Samsung has pushed out the third beta of One UI 9.0 for the Galaxy S26, Galaxy S26 Plus, and Galaxy S26 Ultra, and this One UI 9.0 Beta 3 update is less about flashy features than about sanding down the rough edges. The update is already rolling out to testers in India, South Korea, Poland, and the United Kingdom, with a hefty download size of about 1.7 GB.

That size tells you the story: this is a cleanup release. Samsung says it fixed around a dozen issues, including bugs in privacy settings during automation scenarios, glitches in quick settings switches, camera preview cropping, and lock screen widgets that were failing to refresh weather and battery data. There is also a camera tweak aimed at improving focus accuracy at 30x digital zoom, which suggests Samsung is still trying to keep the Ultra’s long-zoom party trick from embarrassing itself.
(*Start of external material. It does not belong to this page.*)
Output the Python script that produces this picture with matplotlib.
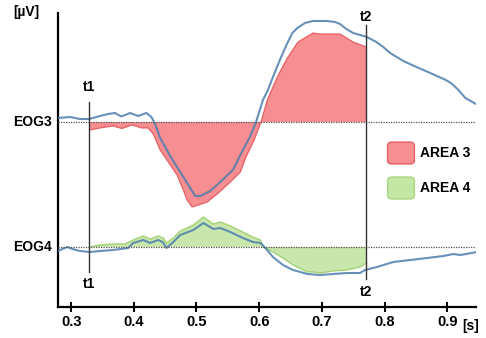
import matplotlib
matplotlib.use("Agg")
import matplotlib.pyplot as plt
import numpy as np
from matplotlib.patches import FancyBboxPatch

plt.rcParams['font.family'] = ['Liberation Sans', 'DejaVu Sans']

# ---------------- data (time in s, amplitude relative to channel baseline) ----
t1, t2 = 0.329, 0.771
base3, base4 = 185, 60

eog3_t = [0.279, 0.298, 0.314, 0.329, 0.346, 0.359, 0.370, 0.380, 0.394, 0.407,
          0.420, 0.428, 0.434, 0.442, 0.458, 0.474, 0.490, 0.498, 0.506, 0.522,
          0.538, 0.558, 0.574, 0.586, 0.595, 0.606, 0.614, 0.622, 0.633, 0.645,
          0.653, 0.661, 0.673, 0.686, 0.708, 0.721, 0.729, 0.739, 0.750, 0.761,
          0.772, 0.787, 0.798, 0.809, 0.830, 0.851, 0.873, 0.898, 0.908, 0.918,
          0.929, 0.946]
eog3_v = [4, 5, 3, 3, 6, 8, 9, 5.5, 9, 6,
          9, 5, -2, -16, -34, -50, -66, -74, -74, -69,
          -60, -48, -28, -14, 0, 22, 32, 45, 62, 79,
          89, 94, 99, 101, 101, 100, 98, 93, 89, 87,
          85, 80, 75, 69, 61, 55, 49, 42, 38, 32,
          24, 18]

area3_t = [0.329, 0.346, 0.367, 0.381, 0.397, 0.413, 0.423, 0.431, 0.442, 0.455,
           0.469, 0.479, 0.485, 0.493, 0.503, 0.517, 0.533, 0.554, 0.570, 0.579,
           0.592, 0.603, 0.613, 0.629, 0.645, 0.662, 0.686, 0.697, 0.729, 0.750,
           0.771]
area3_v = [-8, -6, -4, -6.5, -3, -6, -6, -12, -28, -40,
           -53, -68, -78, -85, -83, -80, -72, -60, -50, -35,
           -18, 0, 22, 45, 64, 80, 89, 88, 88, 80,
           75]

eog4_t = [0.279, 0.286, 0.294, 0.302, 0.314, 0.330, 0.346, 0.367, 0.391, 0.399,
          0.415, 0.426, 0.439, 0.446, 0.452, 0.463, 0.474, 0.495, 0.511, 0.527,
          0.538, 0.554, 0.574, 0.590, 0.602, 0.610, 0.622, 0.638, 0.654, 0.677,
          0.697, 0.718, 0.740, 0.761, 0.769, 0.788, 0.814, 0.841, 0.868, 0.894,
          0.910, 0.921, 0.948]
eog4_v = [-4, -2, 0, -2, -4, -5, -4, -3, -1, 4,
          7, 4, 7, 5, -1, 5, 12, 17, 24, 18,
          19, 15, 9, 5, 4, -1, -10, -18, -23, -27,
          -28, -27, -26, -26, -23, -20, -15, -13, -11, -9,
          -7, -8, -5]

area4_t = [0.329, 0.346, 0.367, 0.386, 0.399, 0.415, 0.426, 0.439, 0.447, 0.452,
           0.463, 0.474, 0.495, 0.511, 0.527, 0.538, 0.554, 0.574, 0.590, 0.602,
           0.606, 0.622, 0.638, 0.654, 0.677, 0.686, 0.697, 0.718, 0.740, 0.761,
           0.771]
area4_v = [0, 2, 3, 3, 7, 11, 8, 11, 9, 4,
           9, 16, 22, 30, 23, 25, 21, 15, 10, 7,
           0, -5, -11, -18, -25, -25, -26, -24, -23, -20,
           -16]

xticks = [0.3, 0.4, 0.5, 0.6, 0.7, 0.8, 0.9]
channel_labels = ["EOG3", "EOG4"]
legend_labels = ["AREA 3", "AREA 4"]

# ---------------- figure -----------------------------------------------------
fig = plt.figure(figsize=(4.86, 3.38), dpi=100)
ax = fig.add_axes([58/486, 31/338, 418/486, 294/338])
ax.set_xlim(0.279, 0.946)
ax.set_ylim(0, 294)

blue = '#4d7eae'
red_face = '#f56e72'
red_edge = '#e0474c'
green_face = '#b4df8c'
green_edge = '#9ccf6c'

# areas
a3 = np.array(area3_v) + base3
ax.fill_between(area3_t, base3, a3, facecolor=red_face, alpha=0.78,
                edgecolor='none', zorder=2)
ax.plot(area3_t, a3, color=red_edge, lw=0.9, alpha=0.8, zorder=2)
a4 = np.array(area4_v) + base4
ax.fill_between(area4_t, base4, a4, facecolor=green_face, alpha=0.72,
                edgecolor='none', zorder=2)
ax.plot(area4_t, a4, color=green_edge, lw=1.0, alpha=0.9, zorder=2)

# blue signal lines (drawn over the areas, partly transparent)
ax.plot(eog3_t, np.array(eog3_v) + base3, color=blue, lw=1.5, alpha=0.85,
        zorder=3, solid_joinstyle='round')
ax.plot(eog4_t, np.array(eog4_v) + base4, color=blue, lw=1.5, alpha=0.85,
        zorder=3, solid_joinstyle='round')

# baselines
for b in (base3, base4):
    ax.axhline(b, color='#555555', lw=0.9, ls=(0, (1, 1)), zorder=4)

# t1 / t2 markers
ax.plot([t1, t1], [35, 205], color='#333333', lw=1.0, zorder=5)
ax.plot([t2, t2], [28, 282], color='#333333', lw=1.0, zorder=5)
fs = 10
ax.text(t1, 220, 't1', ha='center', va='center', fontsize=fs, fontweight='bold')
ax.text(t1, 23, 't1', ha='center', va='center', fontsize=fs, fontweight='bold')
ax.text(t2, 290, 't2', ha='center', va='center', fontsize=fs, fontweight='bold',
        clip_on=False)
ax.text(t2, 15, 't2', ha='center', va='center', fontsize=fs, fontweight='bold')

# channel labels
for lab, b in zip(channel_labels, (base3, base4)):
    ax.text(-0.014, b, lab, transform=ax.get_yaxis_transform(), ha='right',
            va='center', fontsize=fs, fontweight='bold')

# axes styling
for s in ('top', 'right'):
    ax.spines[s].set_visible(False)
ax.spines['left'].set_linewidth(1.6)
ax.spines['bottom'].set_linewidth(1.6)
ax.set_yticks([])
ax.set_xticks(xticks)
ax.set_xticklabels([f'{v:.1f}' for v in xticks], fontweight='bold', fontsize=10.5)
ax.tick_params(axis='x', direction='inout', length=7, width=1.4, pad=2)

fig.text(26/486, 1 - 12/338, '[µV]', ha='center', va='center',
         fontsize=fs, fontweight='bold')
fig.text(471/486, 1 - 326/338, '[s]', ha='center', va='center',
         fontsize=fs, fontweight='bold')

# legend
for i, (lab, fc, ec) in enumerate(zip(legend_labels, [red_face, green_face],
                                      [red_edge, green_edge])):
    y0 = 1 - (163 + i * 35) / 338
    p = FancyBboxPatch((389/486, y0), 24/486, 20/338,
                       boxstyle='round,pad=0.003,rounding_size=0.01',
                       transform=fig.transFigure, facecolor=fc, alpha=0.78,
                       edgecolor=ec, lw=1.0)
    fig.patches.append(p)
    fig.text(420/486, y0 + 10/338, lab, ha='left', va='center', fontsize=fs,
             fontweight='bold')

fig.savefig('out.png', dpi=100)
What Samsung fixed in One UI 9.0 Beta 3

The patch list is broad, which is usually code for ”we found more problems than we expected.” Samsung says it fixed an issue that could make the camera preview image display incorrectly and crop frames in some cases, plus a bug that caused desktop pages to jump when using the stylus. It also repaired scrolling inside the ”My Files” app, a white screen that could pop up during incoming calls, and a problem that sometimes triggered a reboot while watching streaming video.

  • Privacy settings now display correctly in automation scenarios and quick settings.
  • Camera preview cropping has been fixed.
  • Lock screen widgets should refresh weather and battery data again.
  • 30x digital zoom focus accuracy has been improved.
  • The notification shade should no longer open against a black background.

Build numbers and regional rollout

The new beta arrives as build S94xBXXU3ZZF7 for most regions, while South Korean devices get S948NKSU3ZZF7. Samsung’s regional split is routine, but it also underlines how beta programs are still a patchwork affair: same phone family, slightly different software branches, and the usual dose of waiting depending on where you live.

For Galaxy S26 owners in the test program, the bigger question is not whether the software is stable enough for daily use, but how many more cleanup rounds Samsung needs before it stops calling these ”beta” builds. If history is any guide, the final release will probably be far less dramatic than the launch event implied, which is exactly what users usually want from phone software.